_LISTING_
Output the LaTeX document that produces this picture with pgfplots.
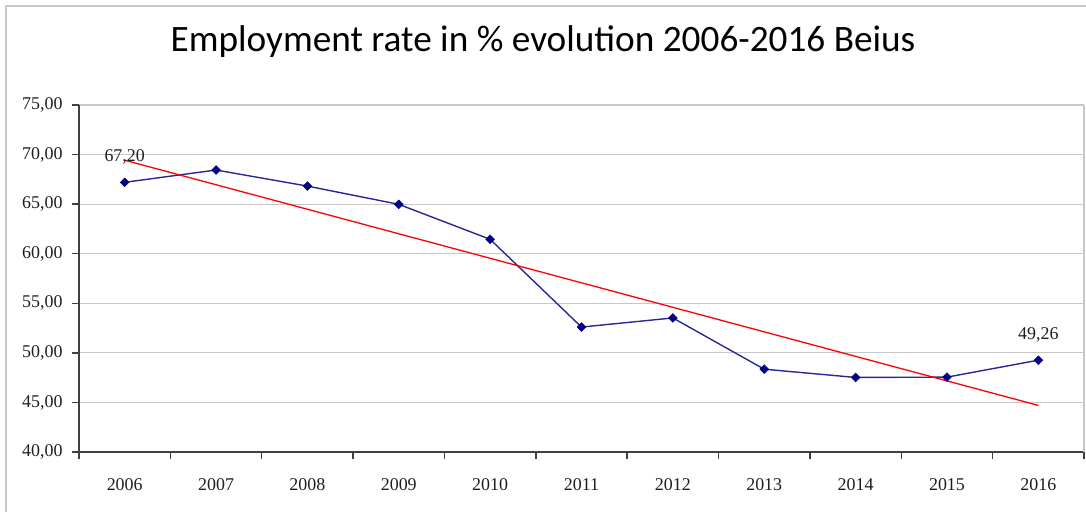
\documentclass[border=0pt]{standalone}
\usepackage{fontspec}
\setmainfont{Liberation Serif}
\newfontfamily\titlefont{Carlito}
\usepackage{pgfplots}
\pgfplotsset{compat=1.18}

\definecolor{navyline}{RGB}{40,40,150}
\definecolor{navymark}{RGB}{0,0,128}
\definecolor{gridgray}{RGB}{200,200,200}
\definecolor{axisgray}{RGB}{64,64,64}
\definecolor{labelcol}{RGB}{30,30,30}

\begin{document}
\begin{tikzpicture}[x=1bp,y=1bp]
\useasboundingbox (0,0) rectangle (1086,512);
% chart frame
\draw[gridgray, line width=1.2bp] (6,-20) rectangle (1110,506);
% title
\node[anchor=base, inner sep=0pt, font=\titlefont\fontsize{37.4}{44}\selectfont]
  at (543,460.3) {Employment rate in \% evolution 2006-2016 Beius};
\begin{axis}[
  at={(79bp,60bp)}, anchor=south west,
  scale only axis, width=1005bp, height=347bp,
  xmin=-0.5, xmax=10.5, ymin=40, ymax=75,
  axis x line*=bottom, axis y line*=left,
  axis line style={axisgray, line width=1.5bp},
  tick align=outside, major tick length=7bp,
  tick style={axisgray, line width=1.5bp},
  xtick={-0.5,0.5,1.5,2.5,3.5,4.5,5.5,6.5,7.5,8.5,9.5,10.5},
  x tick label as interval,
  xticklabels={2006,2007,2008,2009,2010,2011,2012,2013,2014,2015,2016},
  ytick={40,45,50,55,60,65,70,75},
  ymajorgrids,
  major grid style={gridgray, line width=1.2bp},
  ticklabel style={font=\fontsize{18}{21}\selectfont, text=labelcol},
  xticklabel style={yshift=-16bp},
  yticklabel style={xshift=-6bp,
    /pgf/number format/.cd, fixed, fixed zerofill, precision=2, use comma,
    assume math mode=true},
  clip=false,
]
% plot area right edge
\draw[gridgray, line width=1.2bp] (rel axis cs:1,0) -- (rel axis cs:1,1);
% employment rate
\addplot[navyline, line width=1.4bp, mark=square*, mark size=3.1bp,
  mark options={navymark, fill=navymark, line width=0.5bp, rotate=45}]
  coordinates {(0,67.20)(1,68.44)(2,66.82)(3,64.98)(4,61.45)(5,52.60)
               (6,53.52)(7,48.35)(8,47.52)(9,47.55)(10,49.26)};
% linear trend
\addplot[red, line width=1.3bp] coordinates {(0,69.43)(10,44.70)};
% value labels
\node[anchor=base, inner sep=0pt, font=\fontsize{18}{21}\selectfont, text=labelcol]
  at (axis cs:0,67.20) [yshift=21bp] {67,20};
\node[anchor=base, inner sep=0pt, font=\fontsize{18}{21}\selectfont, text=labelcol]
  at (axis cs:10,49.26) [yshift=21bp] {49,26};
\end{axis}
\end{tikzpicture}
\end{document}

...

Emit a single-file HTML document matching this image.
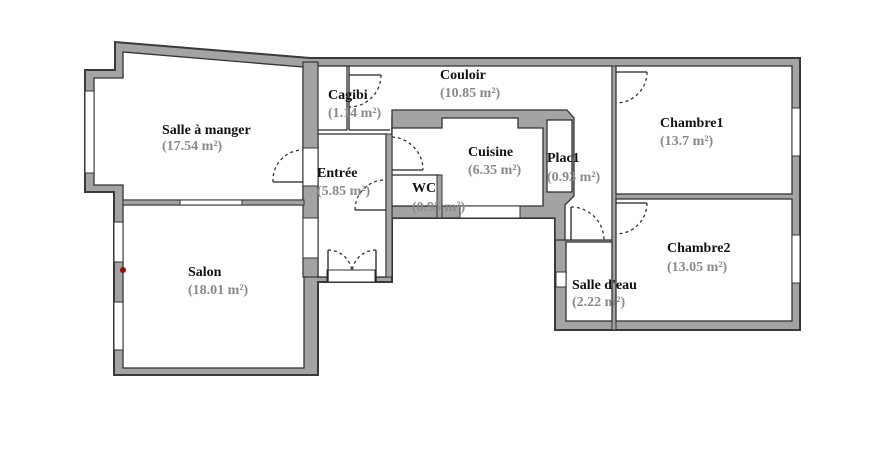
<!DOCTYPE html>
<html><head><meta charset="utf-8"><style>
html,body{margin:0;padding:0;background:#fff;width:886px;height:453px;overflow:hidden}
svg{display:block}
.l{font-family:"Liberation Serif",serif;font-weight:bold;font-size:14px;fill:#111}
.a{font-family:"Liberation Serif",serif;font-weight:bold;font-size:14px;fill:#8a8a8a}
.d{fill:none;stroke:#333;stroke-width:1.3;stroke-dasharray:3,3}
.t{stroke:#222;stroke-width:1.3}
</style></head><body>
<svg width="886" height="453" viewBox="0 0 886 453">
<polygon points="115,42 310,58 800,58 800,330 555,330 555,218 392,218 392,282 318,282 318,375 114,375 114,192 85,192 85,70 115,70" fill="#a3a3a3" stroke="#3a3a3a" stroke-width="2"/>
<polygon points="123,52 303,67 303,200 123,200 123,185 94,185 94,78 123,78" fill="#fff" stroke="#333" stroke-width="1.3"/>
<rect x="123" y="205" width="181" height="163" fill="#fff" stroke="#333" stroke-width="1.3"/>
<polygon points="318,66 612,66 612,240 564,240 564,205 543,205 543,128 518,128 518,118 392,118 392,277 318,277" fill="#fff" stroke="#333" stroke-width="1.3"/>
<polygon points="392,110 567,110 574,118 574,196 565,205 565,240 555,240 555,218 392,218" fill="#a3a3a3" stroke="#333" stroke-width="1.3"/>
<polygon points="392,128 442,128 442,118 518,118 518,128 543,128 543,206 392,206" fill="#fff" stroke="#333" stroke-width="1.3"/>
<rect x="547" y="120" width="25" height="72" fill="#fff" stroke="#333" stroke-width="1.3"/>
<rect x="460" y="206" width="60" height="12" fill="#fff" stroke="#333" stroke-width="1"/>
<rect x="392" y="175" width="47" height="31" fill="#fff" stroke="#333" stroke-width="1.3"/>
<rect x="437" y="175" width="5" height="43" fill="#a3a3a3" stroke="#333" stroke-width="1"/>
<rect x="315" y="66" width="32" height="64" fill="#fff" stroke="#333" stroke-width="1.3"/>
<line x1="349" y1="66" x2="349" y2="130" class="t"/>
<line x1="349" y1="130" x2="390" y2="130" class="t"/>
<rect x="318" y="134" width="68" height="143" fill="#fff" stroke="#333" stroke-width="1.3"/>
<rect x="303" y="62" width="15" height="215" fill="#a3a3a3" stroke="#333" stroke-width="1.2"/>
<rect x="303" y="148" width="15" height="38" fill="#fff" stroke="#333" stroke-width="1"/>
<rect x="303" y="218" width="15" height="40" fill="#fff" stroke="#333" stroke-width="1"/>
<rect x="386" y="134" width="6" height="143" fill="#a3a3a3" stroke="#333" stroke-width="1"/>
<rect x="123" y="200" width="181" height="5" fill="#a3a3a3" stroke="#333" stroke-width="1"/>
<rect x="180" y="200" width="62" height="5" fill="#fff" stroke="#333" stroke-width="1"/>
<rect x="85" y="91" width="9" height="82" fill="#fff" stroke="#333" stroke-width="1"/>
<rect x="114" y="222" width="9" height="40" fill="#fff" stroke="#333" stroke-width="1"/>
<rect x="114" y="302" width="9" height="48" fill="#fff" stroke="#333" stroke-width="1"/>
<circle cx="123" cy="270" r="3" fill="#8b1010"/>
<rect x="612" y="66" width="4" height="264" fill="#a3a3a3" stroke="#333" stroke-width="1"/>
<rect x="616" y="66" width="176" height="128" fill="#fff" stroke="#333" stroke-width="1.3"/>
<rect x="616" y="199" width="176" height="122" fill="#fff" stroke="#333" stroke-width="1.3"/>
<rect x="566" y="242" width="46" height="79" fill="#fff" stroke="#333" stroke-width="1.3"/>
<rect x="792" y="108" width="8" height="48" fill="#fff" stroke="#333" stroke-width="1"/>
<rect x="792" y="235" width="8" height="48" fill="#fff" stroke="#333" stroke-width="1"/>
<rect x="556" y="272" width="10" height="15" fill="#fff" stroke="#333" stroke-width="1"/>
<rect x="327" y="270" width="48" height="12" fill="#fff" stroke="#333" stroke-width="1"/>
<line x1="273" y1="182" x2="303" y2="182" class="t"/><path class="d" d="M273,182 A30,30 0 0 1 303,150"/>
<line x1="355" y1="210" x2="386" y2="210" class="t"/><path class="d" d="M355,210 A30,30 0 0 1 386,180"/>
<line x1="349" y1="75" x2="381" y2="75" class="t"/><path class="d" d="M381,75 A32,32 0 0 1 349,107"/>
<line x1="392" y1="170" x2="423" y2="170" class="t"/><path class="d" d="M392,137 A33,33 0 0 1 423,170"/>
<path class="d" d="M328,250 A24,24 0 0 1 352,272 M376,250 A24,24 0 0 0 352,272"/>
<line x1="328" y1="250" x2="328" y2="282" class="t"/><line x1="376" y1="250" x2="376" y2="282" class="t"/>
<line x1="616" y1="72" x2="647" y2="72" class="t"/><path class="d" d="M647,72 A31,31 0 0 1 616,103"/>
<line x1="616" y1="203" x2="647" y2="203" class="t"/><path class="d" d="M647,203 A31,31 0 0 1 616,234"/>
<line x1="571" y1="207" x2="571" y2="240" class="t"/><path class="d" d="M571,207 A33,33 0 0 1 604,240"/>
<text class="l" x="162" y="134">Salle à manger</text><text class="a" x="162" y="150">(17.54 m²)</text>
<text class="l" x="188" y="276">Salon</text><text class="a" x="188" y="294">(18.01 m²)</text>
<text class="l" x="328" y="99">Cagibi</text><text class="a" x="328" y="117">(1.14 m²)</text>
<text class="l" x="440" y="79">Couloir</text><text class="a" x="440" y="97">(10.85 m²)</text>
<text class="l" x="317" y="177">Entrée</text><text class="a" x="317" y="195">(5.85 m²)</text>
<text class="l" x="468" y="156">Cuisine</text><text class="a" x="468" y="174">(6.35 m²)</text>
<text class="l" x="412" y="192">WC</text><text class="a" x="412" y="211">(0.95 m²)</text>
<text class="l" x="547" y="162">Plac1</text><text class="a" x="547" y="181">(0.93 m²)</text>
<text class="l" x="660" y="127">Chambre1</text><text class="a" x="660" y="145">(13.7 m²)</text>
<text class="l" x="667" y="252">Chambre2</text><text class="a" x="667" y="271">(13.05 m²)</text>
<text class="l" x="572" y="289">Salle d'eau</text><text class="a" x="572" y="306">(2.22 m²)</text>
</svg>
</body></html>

_YOUR TASK_
Select and copy each line from the data that includes the word "this".

_RESPONSE_
Output the LaTeX document that produces this picture with pgfplots.
Emit a single-file HTML document matching this image.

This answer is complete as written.